None of the world’s leaders gathered in Russia this week asked President Putin about the main reasons for the economic sanctions imposed on his country: the annexation of Crimea, military intervention in Ukraine, meddling with the U.S. elections. Instead, the elite in attendance turned their ire on President Trump. Sitting next to Putin, French President Emmanuel Macron criticized Trump for withdrawing from Iran’s nuclear deal, for deep trade disagreements, for moving the U.S. Embassy to Jerusalem.
Leaders of Japan and France, as well as the director of the International Monetary Fund, also expressed their disappointments with President Trump’s policy as the dozens of Russian businessmen and politicians affected by the U.S. sanctions listened attentively.
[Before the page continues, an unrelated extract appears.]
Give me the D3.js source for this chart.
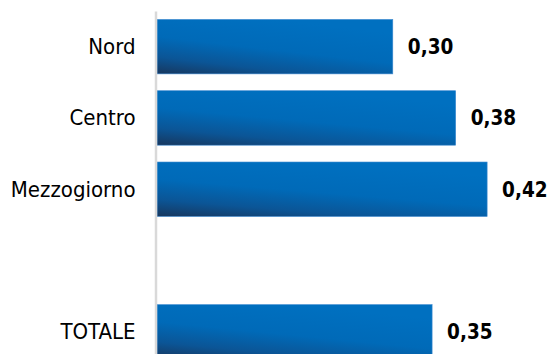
<!DOCTYPE html>
<html>
<head>
<meta charset="utf-8">
<script src="https://cdn.jsdelivr.net/npm/d3@7"></script>
<style>
  body { margin: 0; background: #fff; }
  svg { display: block; }
</style>
</head>
<body>
<div id="chart"></div>
<script>
// regions, with an empty slot before the total
var categories = ["Nord", "Centro", "Mezzogiorno", "", "TOTALE"];
var values = [0.30, 0.38, 0.42, null, 0.35];
var valueLabels = ["0,30", "0,38", "0,42", "", "0,35"];

var width = 549, height = 354;

var svg = d3.select("#chart").append("svg")
  .attr("width", width)
  .attr("height", height);

var data = categories.map(function(c, i) {
  return { cat: c, value: values[i], label: valueLabels[i] };
});

var x = d3.scaleLinear().domain([0, 0.5]).range([157, 550]);
var y = d3.scaleBand()
  .domain(categories)
  .range([11, 367.5])
  .paddingInner(0.236)
  .paddingOuter(0.118);

// bar fill: bright blue, darker towards the lower left
var defs = svg.append("defs");
var grad = defs.append("linearGradient")
  .attr("id", "barGrad")
  .attr("x1", 0).attr("y1", 1)
  .attr("x2", 0.5).attr("y2", 0);
grad.append("stop").attr("offset", "0").attr("stop-color", "#17375e");
grad.append("stop").attr("offset", "0.25").attr("stop-color", "#0b5596");
grad.append("stop").attr("offset", "0.55").attr("stop-color", "#006ab8");
grad.append("stop").attr("offset", "1").attr("stop-color", "#0070c0");

svg.selectAll(".bar")
  .data(data.filter(function(d) { return d.value != null; }))
  .enter()
  .append("rect")
    .attr("class", "bar")
    .attr("x", x(0))
    .attr("y", function(d) { return y(d.cat); })
    .attr("width", function(d) { return x(d.value) - x(0); })
    .attr("height", y.bandwidth())
    .style("fill", "url(#barGrad)")
    .style("stroke", "#3f8ad0")
    .style("stroke-width", 0.6);

svg.selectAll(".val")
  .data(data.filter(function(d) { return d.value != null; }))
  .enter()
  .append("text")
    .attr("class", "val")
    .attr("x", function(d) { return x(d.value) + 15; })
    .attr("y", function(d) { return y(d.cat) + y.bandwidth() / 2; })
    .attr("dy", "0.36em")
    .style("font-family", "'DejaVu Sans Condensed', 'DejaVu Sans', sans-serif")
    .style("font-stretch", "condensed")
    .style("font-weight", "bold")
    .style("font-size", "20.5px")
    .style("fill", "#000")
    .text(function(d) { return d.label; });

var axis = svg.append("g")
  .attr("transform", "translate(155.5,0)")
  .call(d3.axisLeft(y).tickSize(0).tickPadding(20));

axis.select(".domain")
  .style("stroke", "#d9d9d9")
  .style("stroke-width", 2.5);

axis.selectAll("text")
  .attr("dy", "0.33em")
  .style("font-family", "'DejaVu Sans Condensed', 'DejaVu Sans', sans-serif")
  .style("font-stretch", "condensed")
  .style("font-size", "22px")
  .style("fill", "#000");
</script>
</body>
</html>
“I have seen all the International Economic Forums in St. Petersburg, but this one is the most predictable show, it is a vanity show of sanctioned business companies and businessmen,” Aleksei Venediktov, editor in chief of the radio station Echo of Moscow, told The Daily Beast.
At the end of the Russia-U.S. panel a group of men in suits gathered around Vekselberg like an opaque wall and walked him to the door, making sure no reporter could approach to ask questions about the sanctioned tycoon’s life in a world without white stripes. “Welcome to the Skolkovo Foundation,” was the only thing Vekselberg managed to say to journalists in a half-audible voice, as if pleading with them to remember his good works.
“I feel sincerely sorry for Vekselberg, who used to have a little free space, just big enough to spin around on one foot—but now he has no freedom left,” said Elena Panfilova of Transparency International. “Russian liberal figures like him used to have money and power to enlarge that space of their independence from the Kremlin, but they missed their chance and now they all represent the power.”